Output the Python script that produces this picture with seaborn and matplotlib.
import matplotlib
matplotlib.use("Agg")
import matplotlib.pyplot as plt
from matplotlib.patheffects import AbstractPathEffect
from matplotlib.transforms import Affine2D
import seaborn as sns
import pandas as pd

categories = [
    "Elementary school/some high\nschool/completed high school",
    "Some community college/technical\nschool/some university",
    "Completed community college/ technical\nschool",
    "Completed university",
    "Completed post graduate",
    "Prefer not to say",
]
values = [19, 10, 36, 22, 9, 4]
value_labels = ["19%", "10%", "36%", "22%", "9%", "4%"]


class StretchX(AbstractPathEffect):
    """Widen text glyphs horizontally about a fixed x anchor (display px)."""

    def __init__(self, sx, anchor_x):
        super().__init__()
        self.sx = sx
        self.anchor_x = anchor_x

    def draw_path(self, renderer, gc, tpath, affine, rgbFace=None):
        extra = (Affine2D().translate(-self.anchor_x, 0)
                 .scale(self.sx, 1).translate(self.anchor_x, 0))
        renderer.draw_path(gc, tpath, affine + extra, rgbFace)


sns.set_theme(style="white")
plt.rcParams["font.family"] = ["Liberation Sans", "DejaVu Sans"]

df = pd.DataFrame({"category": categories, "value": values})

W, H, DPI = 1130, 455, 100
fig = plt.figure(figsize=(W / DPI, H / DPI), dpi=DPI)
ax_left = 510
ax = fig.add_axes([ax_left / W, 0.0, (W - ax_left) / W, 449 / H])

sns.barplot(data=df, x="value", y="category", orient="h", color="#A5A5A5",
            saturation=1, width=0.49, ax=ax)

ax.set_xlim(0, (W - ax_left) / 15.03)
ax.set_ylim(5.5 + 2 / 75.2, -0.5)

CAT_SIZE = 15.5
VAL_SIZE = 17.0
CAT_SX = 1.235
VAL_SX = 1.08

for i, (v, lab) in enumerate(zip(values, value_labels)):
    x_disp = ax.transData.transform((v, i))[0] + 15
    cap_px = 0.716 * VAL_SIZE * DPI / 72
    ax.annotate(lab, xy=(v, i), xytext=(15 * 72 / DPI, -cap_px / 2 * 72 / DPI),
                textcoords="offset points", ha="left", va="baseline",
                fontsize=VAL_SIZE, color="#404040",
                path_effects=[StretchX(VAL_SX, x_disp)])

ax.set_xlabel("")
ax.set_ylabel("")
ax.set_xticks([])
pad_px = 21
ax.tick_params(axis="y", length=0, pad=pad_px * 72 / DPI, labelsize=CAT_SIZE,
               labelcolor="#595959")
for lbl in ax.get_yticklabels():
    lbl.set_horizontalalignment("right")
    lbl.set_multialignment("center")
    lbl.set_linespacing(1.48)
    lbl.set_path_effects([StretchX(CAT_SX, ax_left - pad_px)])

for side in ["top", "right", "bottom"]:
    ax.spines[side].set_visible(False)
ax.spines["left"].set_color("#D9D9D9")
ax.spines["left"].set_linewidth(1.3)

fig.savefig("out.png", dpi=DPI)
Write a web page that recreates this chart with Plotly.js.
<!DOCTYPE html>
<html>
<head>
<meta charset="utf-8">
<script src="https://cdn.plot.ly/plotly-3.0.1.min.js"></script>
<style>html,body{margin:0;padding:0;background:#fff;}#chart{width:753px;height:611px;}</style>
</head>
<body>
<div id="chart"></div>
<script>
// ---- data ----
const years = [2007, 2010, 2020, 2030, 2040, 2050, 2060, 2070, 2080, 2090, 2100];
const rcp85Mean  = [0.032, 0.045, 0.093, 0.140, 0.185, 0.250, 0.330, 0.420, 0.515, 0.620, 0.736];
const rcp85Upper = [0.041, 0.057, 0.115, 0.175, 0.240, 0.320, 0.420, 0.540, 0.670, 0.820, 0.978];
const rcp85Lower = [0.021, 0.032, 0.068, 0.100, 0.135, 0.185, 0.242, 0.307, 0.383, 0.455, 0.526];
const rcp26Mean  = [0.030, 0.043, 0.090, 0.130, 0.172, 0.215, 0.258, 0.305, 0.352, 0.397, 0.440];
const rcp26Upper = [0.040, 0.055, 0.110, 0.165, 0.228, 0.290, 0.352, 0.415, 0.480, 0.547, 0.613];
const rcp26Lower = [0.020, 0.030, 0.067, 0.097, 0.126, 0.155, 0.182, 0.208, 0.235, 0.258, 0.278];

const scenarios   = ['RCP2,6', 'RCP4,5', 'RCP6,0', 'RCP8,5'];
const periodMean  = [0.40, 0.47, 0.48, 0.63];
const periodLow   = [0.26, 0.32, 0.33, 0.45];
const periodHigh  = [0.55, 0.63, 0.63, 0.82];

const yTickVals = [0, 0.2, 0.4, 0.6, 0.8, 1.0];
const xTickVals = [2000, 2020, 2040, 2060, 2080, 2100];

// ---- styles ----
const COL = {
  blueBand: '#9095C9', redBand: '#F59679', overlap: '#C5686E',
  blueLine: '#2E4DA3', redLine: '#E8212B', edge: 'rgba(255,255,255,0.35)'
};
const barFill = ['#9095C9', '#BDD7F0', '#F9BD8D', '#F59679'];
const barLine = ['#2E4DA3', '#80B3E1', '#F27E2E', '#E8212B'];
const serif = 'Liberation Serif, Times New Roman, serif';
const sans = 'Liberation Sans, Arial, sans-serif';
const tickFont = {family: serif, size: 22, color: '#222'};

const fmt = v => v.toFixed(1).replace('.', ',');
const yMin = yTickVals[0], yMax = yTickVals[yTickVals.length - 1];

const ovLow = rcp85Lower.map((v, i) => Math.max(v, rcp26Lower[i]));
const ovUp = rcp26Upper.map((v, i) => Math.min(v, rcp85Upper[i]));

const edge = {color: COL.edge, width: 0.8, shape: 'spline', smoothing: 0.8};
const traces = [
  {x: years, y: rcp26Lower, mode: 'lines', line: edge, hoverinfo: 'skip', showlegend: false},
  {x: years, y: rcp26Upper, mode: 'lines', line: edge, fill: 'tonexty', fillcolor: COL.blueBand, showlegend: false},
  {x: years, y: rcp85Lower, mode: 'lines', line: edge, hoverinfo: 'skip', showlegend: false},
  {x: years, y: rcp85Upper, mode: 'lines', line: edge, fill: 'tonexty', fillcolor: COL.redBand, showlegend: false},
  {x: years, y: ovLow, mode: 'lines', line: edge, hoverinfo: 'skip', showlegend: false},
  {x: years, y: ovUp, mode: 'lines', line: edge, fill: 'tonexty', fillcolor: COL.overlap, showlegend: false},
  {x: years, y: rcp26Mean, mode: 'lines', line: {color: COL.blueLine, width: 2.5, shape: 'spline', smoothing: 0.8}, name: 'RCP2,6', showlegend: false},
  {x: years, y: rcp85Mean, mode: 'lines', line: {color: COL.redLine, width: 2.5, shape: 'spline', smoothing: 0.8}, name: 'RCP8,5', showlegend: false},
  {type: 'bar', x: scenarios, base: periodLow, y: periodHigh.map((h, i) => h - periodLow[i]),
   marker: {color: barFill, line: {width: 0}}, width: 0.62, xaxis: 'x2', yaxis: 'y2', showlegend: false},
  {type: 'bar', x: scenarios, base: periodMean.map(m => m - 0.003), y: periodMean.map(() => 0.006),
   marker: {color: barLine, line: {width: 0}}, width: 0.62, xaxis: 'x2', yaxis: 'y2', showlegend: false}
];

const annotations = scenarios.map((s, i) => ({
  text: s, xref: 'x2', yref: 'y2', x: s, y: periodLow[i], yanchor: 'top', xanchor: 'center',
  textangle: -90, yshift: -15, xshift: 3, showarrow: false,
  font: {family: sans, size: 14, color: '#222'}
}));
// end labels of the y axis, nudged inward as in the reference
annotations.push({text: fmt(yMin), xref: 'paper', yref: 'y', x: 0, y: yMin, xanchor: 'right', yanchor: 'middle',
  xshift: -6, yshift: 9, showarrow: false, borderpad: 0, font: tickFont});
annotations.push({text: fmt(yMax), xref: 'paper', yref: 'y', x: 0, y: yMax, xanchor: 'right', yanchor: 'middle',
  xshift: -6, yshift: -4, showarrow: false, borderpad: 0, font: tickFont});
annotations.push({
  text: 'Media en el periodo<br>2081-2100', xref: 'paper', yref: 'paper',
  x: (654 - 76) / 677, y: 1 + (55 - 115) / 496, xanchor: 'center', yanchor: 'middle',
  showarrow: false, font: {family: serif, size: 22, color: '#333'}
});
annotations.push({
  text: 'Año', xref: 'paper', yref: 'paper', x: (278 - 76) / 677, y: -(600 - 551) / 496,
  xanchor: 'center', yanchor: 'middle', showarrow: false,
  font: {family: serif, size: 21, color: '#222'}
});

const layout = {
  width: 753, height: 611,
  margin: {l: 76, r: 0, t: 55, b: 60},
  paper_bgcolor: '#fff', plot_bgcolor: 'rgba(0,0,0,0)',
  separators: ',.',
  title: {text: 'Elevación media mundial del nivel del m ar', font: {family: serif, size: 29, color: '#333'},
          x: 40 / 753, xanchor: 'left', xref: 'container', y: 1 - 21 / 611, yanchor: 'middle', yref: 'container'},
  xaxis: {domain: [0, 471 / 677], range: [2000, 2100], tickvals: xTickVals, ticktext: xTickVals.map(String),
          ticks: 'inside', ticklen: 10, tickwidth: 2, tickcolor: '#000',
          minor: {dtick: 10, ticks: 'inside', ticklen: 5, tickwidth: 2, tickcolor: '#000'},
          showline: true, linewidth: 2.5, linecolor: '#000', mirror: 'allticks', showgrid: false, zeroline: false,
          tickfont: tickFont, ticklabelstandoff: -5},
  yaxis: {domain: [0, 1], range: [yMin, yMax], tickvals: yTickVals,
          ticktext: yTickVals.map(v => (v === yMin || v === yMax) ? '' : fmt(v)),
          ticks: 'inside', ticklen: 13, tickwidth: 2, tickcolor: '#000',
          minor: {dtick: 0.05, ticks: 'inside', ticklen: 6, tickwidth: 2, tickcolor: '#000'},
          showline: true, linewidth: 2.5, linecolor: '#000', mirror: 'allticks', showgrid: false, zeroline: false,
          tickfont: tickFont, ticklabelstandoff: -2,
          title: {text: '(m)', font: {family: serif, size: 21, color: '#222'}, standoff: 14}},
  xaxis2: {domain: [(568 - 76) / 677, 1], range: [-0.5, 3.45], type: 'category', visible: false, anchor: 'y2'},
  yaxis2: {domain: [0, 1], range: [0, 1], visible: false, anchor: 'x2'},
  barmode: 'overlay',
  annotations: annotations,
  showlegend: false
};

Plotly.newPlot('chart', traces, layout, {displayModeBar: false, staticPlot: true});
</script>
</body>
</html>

————

**Description of the task:** Every line from the first entry to the line containing "self.anchor_x = anchor_x" should be transcribed exactly, and nothing beyond it.

**Exercise result:**
Output the Python script that produces this picture with seaborn and matplotlib.
import matplotlib
matplotlib.use("Agg")
import matplotlib.pyplot as plt
from matplotlib.patheffects import AbstractPathEffect
from matplotlib.transforms import Affine2D
import seaborn as sns
import pandas as pd

categories = [
    "Elementary school/some high\nschool/completed high school",
    "Some community college/technical\nschool/some university",
    "Completed community college/ technical\nschool",
    "Completed university",
    "Completed post graduate",
    "Prefer not to say",
]
values = [19, 10, 36, 22, 9, 4]
value_labels = ["19%", "10%", "36%", "22%", "9%", "4%"]


class StretchX(AbstractPathEffect):
    """Widen text glyphs horizontally about a fixed x anchor (display px)."""

    def __init__(self, sx, anchor_x):
        super().__init__()
        self.sx = sx
        self.anchor_x = anchor_x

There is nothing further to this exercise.